De tentoonstelling vertoonde ook onbegrijpelijke omissies. Gerhard Richter (student 1961-1964, docent 1971-1993) was volstrekt afwezig, ondanks zijn invloed op het werk van Schütte, Isa Genzken en Hubert Kiecol. Ook Blinky Palermo, Ludger Gerdes of Thomas Demand waren nergens te bespeuren, terwijl hun eigenzinnige werk de notie van sculptuur net op verschillende en complementaire manieren kan openbreken. Voorts werd niets ondernomen om de relaties tussen leraars en leerlingen toe te lichten. De surrealistisch aandoende miniaturen van Fritz Schwegler (docent van 1975 tot 2001) nodigen heel erg uit om de link te leggen met het werk van zijn studenten Katharina Fritsch, Bogomir Ecker of Thomas Schütte, maar de tentoonstelling negeerde dit compleet. Ze betrok niet enkel het werk van docenten en studenten zelden of niet op elkaar, maar toonde ook het verkeerde werk van de leerlingen opdat de toeschouwer zélf een relatie zou kunnen leggen. Zo doen de kleine gipsen van Schwegler sterk denken aan de vroege architectuurbühnes en de Kirschensäule (1987) van Schütte, maar jammer genoeg opteerde de tentoonstelling dus voor de reeds genoemde, weinigzeggende bronzen. Ook de invloed van de mythische Selbstdarsteller Beuys op zijn studenten – Imi Knoebel, Reinhard Mucha of Jürgen Drescher – wordt op vakkundige wijze doodgezwegen. Hun schatplichtigheid aan Beuys zou nochtans inzicht verschaffen in de geschiedenis van de Kunstakademie. Het zou Craggs simplistische beeld van een knutselaarsschool openbreken, en het complexe, interdisciplinaire en ‘generationele’ karakter ervan blootleggen.
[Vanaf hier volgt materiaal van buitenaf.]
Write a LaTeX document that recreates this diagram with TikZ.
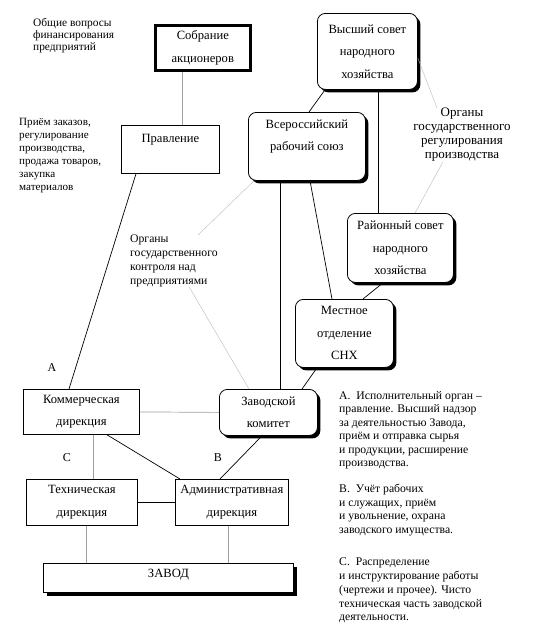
\documentclass[tikz,border=0pt]{standalone}
\usepackage{fontspec}
\setmainfont{Liberation Serif}
\usetikzlibrary{shadows, positioning}
\newcommand{\boxfont}{\fontsize{12.6}{22.5}\selectfont}
\newcommand{\notefont}{\fontsize{11.7}{13.5}\selectfont}
\tikzset{
  box/.style={draw, fill=white, line width=0.8pt, align=center, anchor=north west, inner sep=0pt, font=\boxfont},
  rbox/.style={box, rounded corners=8pt,
    drop shadow={shadow xshift=3pt, shadow yshift=-3pt, fill=black, opacity=1}},
  note/.style={align=left, anchor=north west, inner sep=0pt, font=\notefont},
  letter/.style={font=\fontsize{12}{12}\selectfont},
  link/.style={line width=0.7pt},
  glink/.style={line width=0.7pt, gray!75},
  hint/.style={line width=0.4pt, gray!55}
}

\begin{document}
\begin{tikzpicture}[x=1pt, y=-1pt]
  \useasboundingbox (0,0) rectangle (550,627);
  % boxes
  \node[box, line width=2.6pt, minimum width=95pt, minimum height=45pt] (sobr) at (154,24) {Собрание\\акционеров};
  \node[box, minimum width=98pt, minimum height=48pt] (prav) at (121,125) {Правление\\\mbox{}};
  \node[rbox, minimum width=100pt, minimum height=76pt] (vsnh) at (317,13) {Высший совет\\народного\\хозяйства};
  \node[rbox, minimum width=117pt, minimum height=68pt] (vrs) at (248,112) {Всероссийский\\рабочий союз\\\mbox{}};
  \node[rbox, minimum width=106pt, minimum height=69pt] (rsnh) at (347,213) {Районный совет\\народного\\хозяйства};
  \node[rbox, minimum width=98pt, minimum height=68pt] (mest) at (295,299) {Местное\\отделение\\СНХ};
  \node[rbox, minimum width=98pt, minimum height=46pt] (zkom) at (219,389) {Заводской\\комитет};
  \node[box, minimum width=116pt, minimum height=45pt] (komm) at (23,389) {Коммерческая\\дирекция};
  \node[box, minimum width=111pt, minimum height=46pt] (tech) at (26,479) {Техническая\\дирекция};
  \node[box, minimum width=113pt, minimum height=46pt] (adm) at (175,479) {Административная\\дирекция};
  \node[box, minimum width=250pt, minimum height=29pt, text depth=9pt,
    drop shadow={shadow xshift=4pt, shadow yshift=-4pt, fill=black, opacity=1}] (zavod) at (43,563) {ЗАВОД};
  % side texts
  \node[note, font=\fontsize{11.4}{12}\selectfont] (obsh) at (33,18) {Общие вопросы\\финансирования\\предприятий};
  \node[note, font=\fontsize{11.1}{13}\selectfont] (priem) at (19,118) {Приём заказов,\\регулирование\\производства,\\продажа товаров,\\закупка\\материалов};
  \node[note, font=\fontsize{11.7}{13.7}\selectfont] (orgctl) at (130,235) {Органы\\государственного\\контроля над\\предприятиями};
  \node[note, align=center, anchor=north, font=\fontsize{13}{14}\selectfont] (orgreg) at (462,108) {Органы\\государственного\\регулирования\\производства};
  \node[note] (notea) at (339,391) {А.\ \ Исполнительный орган –\\правление. Высший надзор\\за деятельностью Завода,\\приём и отправка сырья\\и продукции, расширение\\производства.};
  \node[note] (noteb) at (339,484) {В.\ \ Учёт рабочих\\и служащих, приём\\и увольнение, охрана\\заводского имущества.};
  \node[note, font=\fontsize{11.7}{13.7}\selectfont] (notec) at (339,558) {С.\ \ Распределение\\и инструктирование работы\\(чертежи и прочее). Чисто\\техническая часть заводской\\деятельности.};
  \node[letter] (la) at (52,368) {А};
  \node[letter] (lc) at (67,458) {С};
  \node[letter] (lb) at (218,458) {В};
  % connectors
  \draw[glink] (sobr.south -| 182,0) -- (prav.north -| 182,0);
  \draw[link] (vsnh.south -| 325,0) -- (vrs.north -| 309,0);
  \draw[link] (vsnh.south -| 378,0) -- (rsnh.north -| 378,0);
  \draw[link] (vrs.south -| 280,0) -- (zkom.north -| 280,0);
  \draw[link] (vrs.south -| 310,0) -- (mest.north -| 332,0);
  \draw[link] (rsnh.south -| 383,0) -- (mest.north -| 363,0);
  \draw[link] (mest.south -| 317,0) -- (zkom.north -| 302,0);
  \draw[link] (prav.south -| 136,0) -- (komm.north -| 69,0);
  \draw[glink] (komm.east) -- (zkom.west);
  \draw[glink] (komm.south -| 93,0) -- (tech.north -| 93,0);
  \draw[link] (komm.south -| 107,0) -- (adm.north -| 180,0);
  \draw[link] (zkom.south -| 262,0) -- (adm.north -| 220,0);
  \draw[link] (tech.east) -- (adm.west);
  \draw[glink] (tech.south -| 86,0) -- (zavod.north -| 86,0);
  \draw[glink] (adm.south -| 228,0) -- (zavod.north -| 228,0);
  % label hints
  \draw[hint] (vsnh.east |- 0,58) -- (orgreg.north -| 437,0);
  \draw[hint] (orgreg.south -| 443,0) -- (rsnh.north -| 415,0);
  \draw[hint] (vrs.south -| 254,0) -- (orgctl.north -| 198,0);
  \draw[hint] (orgctl.south -| 189,0) -- (zkom.north -| 249,0);
\end{tikzpicture}
\end{document}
Levert misschien de – driehonderd pagina’s tellende – catalogus de langverwachte antwoorden op deze vragen? In dit lijvige boek zouden we willen lezen hoe het kwam dat Beuys evenveel studenten aantrok als de hele academie samen; hoe hij in 1972 het ingevoerde toelatingsexamen betwistte en vervolgens de bons kreeg; hoe Knoebel afstudeerde door de studioruimte te transformeren in het beroemde Raum 19 (1968); hoe de treffende link tussen het vroege werk van Schütte en dat van Blinky Palermo tot stand kwam (Palermo wordt zelfs niet vermeld in de catalogus); hoe student Ludger Gerdes voordrachten gaf over postmoderne architectuur; of hoe Franse filosofie, prominent aanwezig in het Amerikaanse kunsttheoretische discours van de jaren 80, genegeerd werd in Düsseldorf. Niets van dit alles. De meest verdienstelijke bijdrage, een overzicht van de internationale contacten van de academie door Robert Fleck, zit ingeklemd tussen een hopeloze ‘typologie’ van de beeldhouwkunst (Modellieren – Konstruieren – Bestimmen), absurde ‘notities’ van Cragg (nr. 85: ‘Die innere Welt und die äussere Welt sind verknüpft.’), en twee overbodige en naar propaganda neigende interviews (met Cragg en met kunsthistoricus Siegfried Gohr). De rest van het boek bestaat uit individuele portretten van de kunstenaars, ogenschijnlijk gebaseerd op reeds geschreven stukken. Voor een instituut dat zo’n rijke en spectaculaire geschiedenis kent, is zulk een overzicht zonder meer teleurstellend, indien niet beschamend.

 

Die Bildhauer. Kunstakademie Düsseldorf, 1945 bis heute, liep van 20 februari tot 27 juli 2013 in K20, Grabbeplatz 5, 40213 Düsseldorf (0211/83 81-204; www.kunstsammlung.de).